In an interview on Good Morning America, White House Counselor Kellyanne Conway said that the decision had not been made whether the President would invoke executive privilege to bar former FBI Director James Comey from discussing his conversations with Trump regarding the Russian investigation. The invocation of executive privilege could raise some provocative and problematic issues for the White House. (For full disclosure, I taught Conway at GW law school).
Executive privilege is of course not referenced in the Constitution though it has been claimed in some form since the administration of George Washington. The Supreme Court laid out the foundation for the privilege in United States v. Nixon and it has been used extensively to deny information to both Congress and the courts in prior controversies. The Supreme Court treats the privilege as “qualified” and the strongest claim is made when a president can show that the disclosure would impair nationals security or the functioning of the Executive Branch.
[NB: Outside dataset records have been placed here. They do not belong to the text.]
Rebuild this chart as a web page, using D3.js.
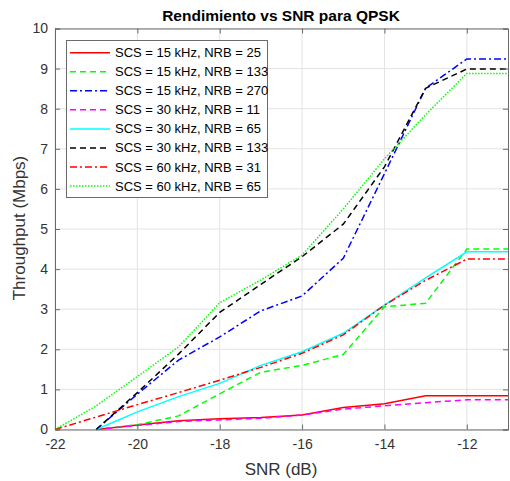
<!DOCTYPE html>
<html>
<head>
<meta charset="utf-8">
<script src="https://cdn.jsdelivr.net/npm/d3@7"></script>
<style>
  body { margin: 0; background: #fff; }
  svg { display: block; font-family: "Liberation Sans", Arial, sans-serif; }
</style>
</head>
<body>
<svg id="chart" width="510" height="481"></svg>
<script>
const snr = [-22, -21, -20, -19, -18, -17, -16, -15, -14, -13, -12, -11];

// null = no point at that SNR
const s15_25  = [null, 0, 0.11, 0.22, 0.27, 0.30, 0.36, 0.55, 0.64, 0.84, 0.84, 0.84];
const s15_133 = [null, 0, 0.12, 0.34, 0.89, 1.43, 1.60, 1.87, 3.06, 3.15, 4.50, 4.50];
const s15_270 = [null, 0, 0.88, 1.73, 2.31, 2.96, 3.33, 4.27, 6.38, 8.51, 9.24, 9.24];
const s30_11  = [null, 0, 0.10, 0.20, 0.24, 0.28, 0.36, 0.51, 0.59, 0.67, 0.74, 0.74];
const s30_65  = [null, 0, 0.44, 0.82, 1.15, 1.60, 1.94, 2.40, 3.10, 3.78, 4.43, 4.43];
const s30_133 = [null, 0, 0.92, 1.88, 2.92, 3.62, 4.31, 5.12, 6.55, 8.51, 8.99, 8.99];
const s60_31  = [0, 0.31, 0.62, 0.92, 1.23, 1.55, 1.90, 2.36, 3.10, 3.72, 4.25, 4.25];
const s60_65  = [0, 0.59, 1.32, 2.06, 3.16, 3.73, 4.35, 5.50, 6.75, 7.85, 8.88, 8.88];

const seriesNames = [
  'SCS = 15 kHz, NRB = 25',
  'SCS = 15 kHz, NRB = 133',
  'SCS = 15 kHz, NRB = 270',
  'SCS = 30 kHz, NRB = 11',
  'SCS = 30 kHz, NRB = 65',
  'SCS = 30 kHz, NRB = 133',
  'SCS = 60 kHz, NRB = 31',
  'SCS = 60 kHz, NRB = 65'
];
const seriesValues = [s15_25, s15_133, s15_270, s30_11, s30_65, s30_133, s60_31, s60_65];
const seriesColors = ['#ff0000', '#00ff00', '#0000ff', '#ff00ff', '#00ffff', '#000000', '#ff0000', '#00ff00'];
const seriesDash = ['none', '6,4', '7,3,2,3', '6,4', 'none', '6,4', '7,3,2,3', '1.5,1.5'];

const xTicks = [-22, -20, -18, -16, -14, -12];
const yTicks = [0, 1, 2, 3, 4, 5, 6, 7, 8, 9, 10];

const L = 55, R = 508, T = 28.5, B = 429.5;
const svg = d3.select('#chart');

const x = d3.scaleLinear().domain([-22, -11]).range([L, R]);
const y = d3.scaleLinear().domain([0, 10]).range([B, T]);

// grid
const grid = svg.append('g');
grid.selectAll('line.gx').data(xTicks).join('line')
  .attr('x1', d => x(d)).attr('x2', d => x(d))
  .attr('y1', T).attr('y2', B)
  .attr('stroke', '#e3e3e3').attr('stroke-width', 1);
grid.selectAll('line.gy').data(yTicks).join('line')
  .attr('x1', L).attr('x2', R)
  .attr('y1', d => y(d)).attr('y2', d => y(d))
  .attr('stroke', '#e3e3e3').attr('stroke-width', 1);

// lines
const line = d3.line()
  .defined(d => d[1] !== null)
  .x(d => x(d[0])).y(d => y(d[1]));

const plot = svg.append('g');
seriesValues.forEach((vals, i) => {
  plot.append('path')
    .datum(snr.map((s, j) => [s, vals[j]]))
    .attr('fill', 'none')
    .attr('stroke', seriesColors[i])
    .attr('stroke-width', 1.5)
    .attr('stroke-dasharray', seriesDash[i])
    .attr('d', line);
});

// axes
const axisColor = '#6a6a6a';
const textColor = '#333';
const xAxis = svg.append('g').attr('transform', `translate(0,${B})`)
  .call(d3.axisBottom(x).tickValues(xTicks).tickSize(-5).tickPadding(10).tickFormat(d => d < 0 ? '-' + Math.abs(d) : d));
const yAxis = svg.append('g').attr('transform', `translate(${L},0)`)
  .call(d3.axisLeft(y).tickValues(yTicks).tickSize(-5).tickPadding(7));
const xTop = svg.append('g').attr('transform', `translate(0,${T})`)
  .call(d3.axisTop(x).tickValues(xTicks).tickSize(-5).tickFormat(''));
const yRight = svg.append('g').attr('transform', `translate(${R},0)`)
  .call(d3.axisRight(y).tickValues(yTicks).tickSize(-5).tickFormat(''));

[xAxis, yAxis, xTop, yRight].forEach(g => {
  g.select('.domain').attr('stroke', axisColor);
  g.selectAll('.tick line').attr('stroke', axisColor);
  g.selectAll('.tick text').attr('fill', textColor)
    .style('font-size', '14px').style('font-family', '"Liberation Sans", Arial, sans-serif');
});

// title & labels
svg.append('text')
  .attr('x', 281).attr('y', 21)
  .attr('text-anchor', 'middle')
  .style('font-size', '15.5px').style('font-weight', 'bold')
  .attr('fill', '#000')
  .text('Rendimiento vs SNR para QPSK');

svg.append('text')
  .attr('x', 281).attr('y', 475)
  .attr('text-anchor', 'middle')
  .style('font-size', '17px')
  .attr('fill', textColor)
  .text('SNR (dB)');

svg.append('text')
  .attr('transform', `translate(25,${(T + B) / 2 - 1}) rotate(-90)`)
  .attr('text-anchor', 'middle')
  .style('font-size', '17px')
  .attr('fill', textColor)
  .text('Throughput (Mbps)');

// legend
const lg = svg.append('g');
lg.append('rect')
  .attr('x', 66.5).attr('y', 40.5).attr('width', 201).attr('height', 157)
  .attr('fill', '#fff').attr('stroke', axisColor).attr('stroke-width', 1);
seriesNames.forEach((name, i) => {
  const cy = 52.7 + i * 19.05;
  lg.append('line')
    .attr('x1', 70).attr('x2', 110).attr('y1', cy).attr('y2', cy)
    .attr('stroke', seriesColors[i]).attr('stroke-width', 1.5)
    .attr('stroke-dasharray', seriesDash[i]);
  lg.append('text')
    .attr('x', 115).attr('y', cy + 4.5)
    .style('font-size', '13px')
    .attr('fill', '#000')
    .text(name);
});
</script>
</body>
</html>
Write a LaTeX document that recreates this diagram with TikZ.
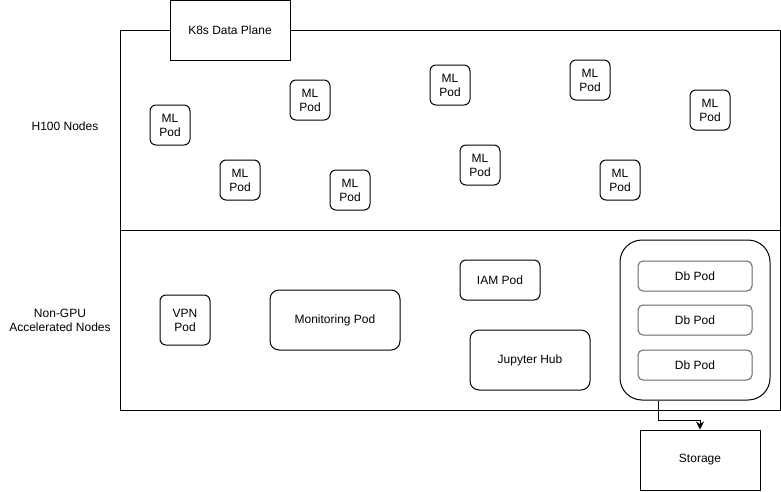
\documentclass[tikz,border=0pt]{standalone}
\usepackage{fontspec}
\setmainfont{Liberation Sans}
\usepackage{tikz}
\usetikzlibrary{arrows.meta,positioning}
\definecolor{podline}{HTML}{666666}

\tikzset{
  lane/.style={draw,line width=1pt,minimum width=660pt,inner sep=0pt},
  pod/.style={draw,line width=1pt,rounded corners=6pt,minimum width=40pt,minimum height=40pt,inner sep=0pt,align=center},
  bigpod/.style={draw,line width=1pt,rounded corners=9pt,inner sep=0pt,align=center},
  dbpod/.style={draw=podline,line width=1pt,rounded corners=5pt,minimum width=114pt,minimum height=30pt,inner sep=0pt},
}

\begin{document}
\begin{tikzpicture}[x=1pt,y=-1pt,font=\fontsize{12}{14}\selectfont]
        \useasboundingbox (0,0) rectangle (781,491);

        \path
        (450,130) node[lane,minimum height=200pt](h100) {}
        (450,320) node[lane,minimum height=180pt](nongpu) {}
        (230,30) node[draw,fill=white,line width=1pt,minimum width=120pt,minimum height=60pt,inner sep=0pt](plane) {K8s Data Plane}
        (65,126) node(h100lbl) {H100 Nodes}
        (60,320) node[align=center](nongpulbl) {Non-GPU\\Accelerated Nodes}
        ;

        % ML pods
        \path
        (170,125) node[pod](ml1) {ML\\Pod}
        (240,180) node[pod](ml2) {ML\\Pod}
        (310,100) node[pod](ml3) {ML\\Pod}
        (350,190) node[pod](ml4) {ML\\Pod}
        (450,85) node[pod](ml5) {ML\\Pod}
        (480,165) node[pod](ml6) {ML\\Pod}
        (590,80) node[pod](ml7) {ML\\Pod}
        (620,180) node[pod](ml8) {ML\\Pod}
        (710,110) node[pod](ml9) {ML\\Pod}
        ;

        % non-GPU pods
        \path
        (185,320) node[pod,minimum width=50pt,minimum height=50pt](vpn) {VPN\\Pod}
        (335,320) node[bigpod,minimum width=130pt,minimum height=60pt](monitor) {Monitoring Pod}
        (500,280) node[pod,minimum width=80pt](iam) {IAM Pod}
        (530,360) node[bigpod,minimum width=120pt,minimum height=60pt](jupyter) {Jupyter Hub}
        (695,320) node[draw,line width=1pt,rounded corners=22pt,minimum width=150pt,minimum height=160pt](dbgroup) {}
        (695,276) node[dbpod](db1) {Db Pod}
        (695,320) node[dbpod](db2) {Db Pod}
        (695,365) node[dbpod](db3) {Db Pod}
        (700,460) node[draw,line width=1pt,minimum width=120pt,minimum height=60pt,inner sep=0pt](storage) {Storage}
        ;

        \draw[line width=1pt,-{Stealth[length=8pt,width=8pt]}] ([xshift=-37pt]dbgroup.south) |- ([yshift=9pt]storage.north) -- (storage.north);
      \end{tikzpicture}
\end{document}
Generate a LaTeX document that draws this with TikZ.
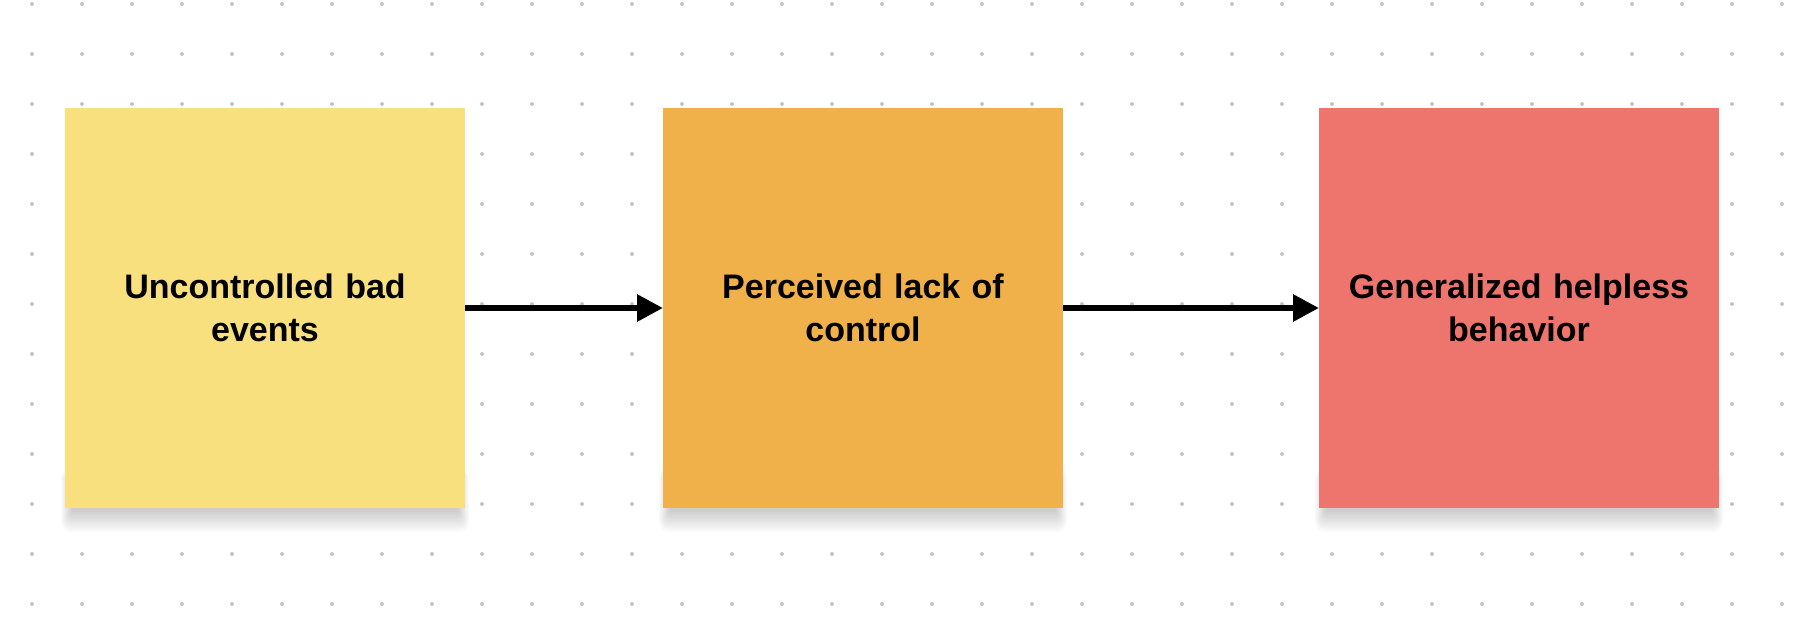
\documentclass[tikz,border=0pt]{standalone}
\usepackage{fontspec}
\setmainfont{Liberation Sans}
\usetikzlibrary{arrows.meta}
\definecolor{cyel}{HTML}{F8E07F}
\definecolor{corg}{HTML}{F0B04A}
\definecolor{cred}{HTML}{EE756D}
\definecolor{cdot}{HTML}{C4C4C4}
\tikzset{
  sticky/.style={minimum width=400pt, minimum height=400pt, inner sep=0pt, outer sep=0pt,
    align=center, text width=380pt, font=\fontsize{34pt}{43pt}\selectfont\bfseries},
  conn/.style={line width=6pt, -{Triangle[length=26pt,width=26pt]}},
  shadowlayer/.style={fill=black, fill opacity=0.018}
}
\newcommand{\stickyshadow}[2]{%
  \foreach \k in {1,...,10}{
    \fill[shadowlayer, rounded corners=\k pt] (#1-200+8-\k*1.2, #2+170-\k) rectangle (#1+200-8+\k*1.2, #2+200+2+\k*2.2);
  }}
\begin{document}
\begin{tikzpicture}[x=1pt,y=-1pt]
\useasboundingbox (0,0) rectangle (1798,618);
\fill[white] (0,0) rectangle (1798,618);
\foreach \i in {0,...,35}{\foreach \j in {0,...,12}{\fill[cdot] (32+50*\i,4+50*\j) circle (2pt);}}
\stickyshadow{265}{308}
\stickyshadow{863}{308}
\stickyshadow{1519}{308}
\node[sticky, fill=cyel] (a) at (265,308) {Uncontrolled bad\\events};
\node[sticky, fill=corg] (b) at (863,308) {Perceived lack of\\control};
\node[sticky, fill=cred] (c) at (1519,308) {Generalized helpless\\behavior};
\draw[conn] (a.east) -- (b.west);
\draw[conn] (b.east) -- (c.west);
\end{tikzpicture}
\end{document}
This would fall on the weaker end of that spectrum of claims. Comey reportedly wants to testify that the President tried to pressure him to drop the investigation of Gen. Michael Flynn. Some have alleged that the effort constitutes a form of obstruction of justice, though I still have legal reservations about those claims. Moreover, Trump has spoken publicly about these conversations, undermining claims over the sensitivity of the information. Indeed, in his May 9 letter firing Comey, Trump wrote: “. . . I greatly appreciate you informing me, on three separate occasions, that I am not under investigation . . . ” Finally, Congress has a legitimate interest in the information as part of its oversight authority under Article I.
If Trump wants to invoke, we would expect a letter or memo to go to Congress detailing his claim — often from the White House counsel or with his support. In fairness to Trump, it should be noted that President Barack Obama asserted the privilege in 2012 to block Congress from seeing documents relating to an investigation into Fast and Furious. I was highly critical of the invocation.
Since Comey is now a private citizen, the invocation would open up equally problematic questions of how the White House could stop him. If Congress goes forward to ask the questions, Comey could elect to share the information. It is not clear what the Administration would do in the aftermath. If could seek a court order enjoining the testimony, but time is running out and there is not a lot of case law that could be marshaled on the point.
In other words, it would be a mess. Once again, I am not sure why the White House would let such a question linger given its damaging political optics of a president trying to silence a witness after repeatedly denying claims on those very conversations. If you are going to invoke privilege, you should do so. If you are not going to invoke, you should convey an eagerness to have a full and open discussion of the conversations.
I have previously criticized the apparently loose control over private lawyers invoking presidential privileges and immunities. This is a case where the White House needs to be clear and proactive on its position. If it choses to invoke, it will be a considerable risk on this weak foundation. Past presidents have been leery of taking such issues to court. Since executive privilege is implied under Article II, it can be severely limited by ill-conceived court challenges. We have already seen remarkably sloppy legal work by the White House in the first immigration order. This is far more serious in its implications for future presidents if they go forward with a casual invocation of executive privilege.